Notable “Green” Residents of Mount Auburn
In this installment of the Eternally Green series, we highlight some of the individuals interred at Mount Auburn who were early pioneers in the fight for environmental and conservation causes. Mount Auburn’s present day staff finds inspiration in learning their stories as we move forward in our own efforts to be more sustainable in our cemetery and grounds practices, continue to conserve wildlife habitat and restore native plants.
Jacob Bigelow (1787 – 1879), one of Mount Auburn’s founders, naturally had much to say on the topic of burial. Many of the methods he promoted are in line with what we now call “green burials.” He believed in burials without the use of embalming fluids or other attempts to delay decomposition and spoke eloquently the natural circle of life “The elements which have once moved and circulated in living frames do not become extinct nor useless after death: they offer themselves as the materials from which other living frames are to be constructed.” Additionally, by establishing a Cemetery on this parcel of land he preserved the natural beauty of the landscape, including 23 oak trees still standing that predate the founding of the Cemetery.

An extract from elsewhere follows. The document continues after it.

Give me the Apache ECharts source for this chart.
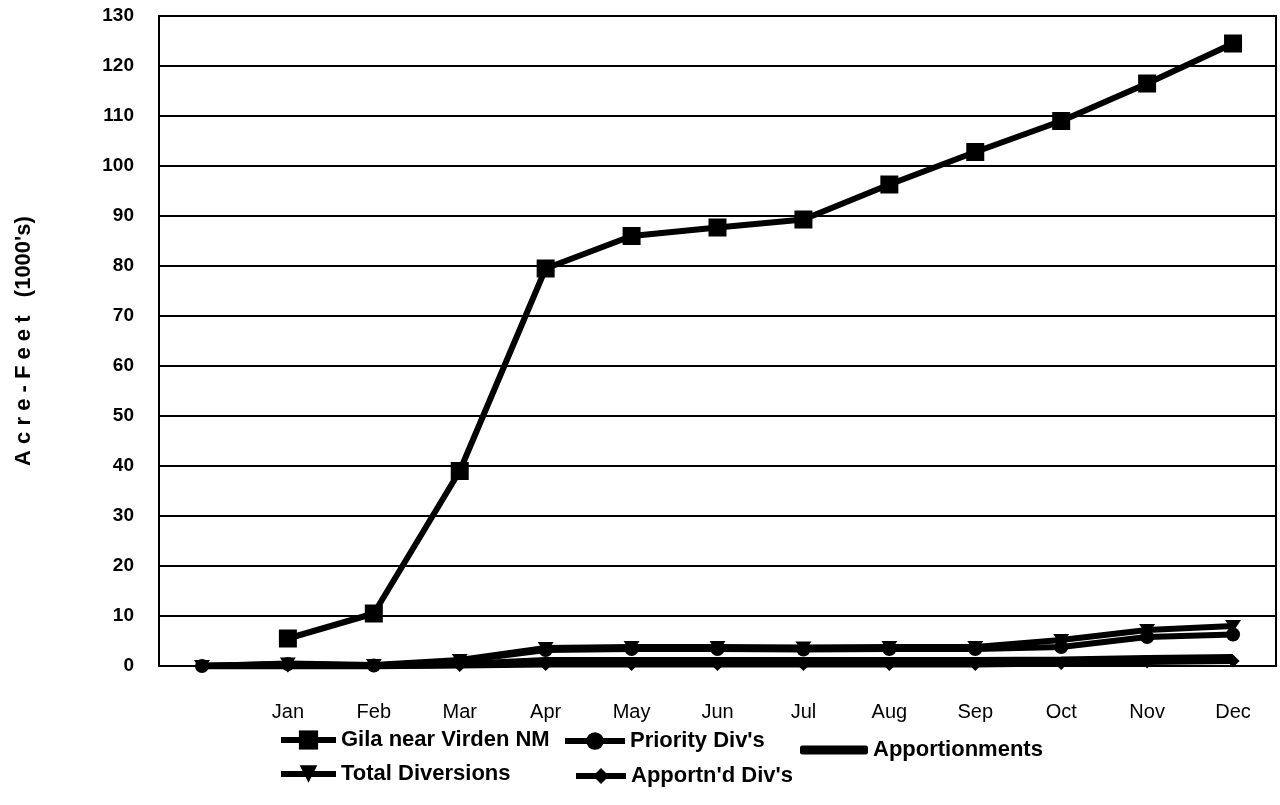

For more on Natural Burials at Mount Auburn please see the Fall/Winter 2011 issue of Sweet Auburn. Jacob Bigelow is buried on Beech Avenue Lot #113.
William Brewster (1851 – 1919) is a notable ornithologist as well as an early naturalist and conservationist. Brewster recorded the diverse bird life in Cambridge, Concord, and greater New England. He helped to organize the Nuttall Ornithological Club (1873) and the American Ornithologists’ Union (1883), and served as president of both groups. Through his study of birds he witnessed many environmental changes that caused him to advocate for the preservation of bird habitat. He also served as the first president of the Massachusetts Audubon Society following its formation in 1896. William Brewster is buried on Larch Avenue, Lot #1099.
Harriett Lawrence Hemenway (1858 – 1960) is the founder of the Massachusetts Audubon Society. After reading an article describing in graphic detail the effects of a plume hunter’s rampage in the name of fashion, Hemenway and her cousin Minna Hall put a plan into action. They founded the Massachusetts Audubon Society and invited groups of women to tea and convinced 900 of them to give up wearing feathered hats. By also engaging prominent men in their cause they were able to get a law passed in 1897 in Massachusetts that outlawed trading wild bird feathers. After that victory they focused on preserving habitat and creating sanctuaries for native birds. Today the Mass Audubon is the largest conservation organization in New England, with 100,000 members and 34,000 acres of conservation land. Hemenway is buried in the family lot on Thistle Path, Lot #1463.
Charles Eliot (1859 – 1897) was a prominent landscape architect. Although he died at only 37 from meningitis, he accomplished many things in his short life including designing a number of public landscapes and having a central role in shaping the Boston Metropolitan Park System. He also wrote to defend a stand of oak trees in Belmont and argued for scenic conservation in the same way books and art are preserved which led to the formation of the Trustees of Reservations. After his death, Eliot’s father, Harvard President Charles W. Eliot, helped to create Acadia National Park in his son’s honor. He had found writings by his son that passionately called for the conservation of the Maine coast. Charles Eliot is buried on Amethyst Path, Lot #5417.
Gertrude Beals Bourne (1868 – 1962) beautified and greened the city of Boston. A prominent watercolor artist of the day and resident of Beacon Hill, at age 60 in 1928, she gathered up 24 neighbors and founded the Beacon Hill Garden Club. This effort to enhance the tiny green spaces in Boston gathered a lot of support. Through garden tours the group was able to fund window box projects for children and foster future generations of gardeners and lovers of urban green spaces. The Beacon Hill Garden Club is still an active organization. Gertrude Beals Bourne is buried on Western Avenue, Lot #7915.
Eleanor Raymond (1887 – 1989), an architect who specialized in residential housing had a hand in a very important first for alternative energy. She designed a five-room house that was the first successful solar-heated occupied house. Located in Dover, MA the project was sponsored by sculptor Amelia Peabody and the heating unit was designed by Dr. Maria Telkes. A cousin of Dr. Telkes lived in the house with his wife and child for three years. In addition to the Dover Sun House, Raymond was involved in many renovation and remodeling jobs in the Cambridge area. Raymond was elected a fellow of the American Institute of Architects in 1961. She is buried on Greenbrier Path, Lot #637.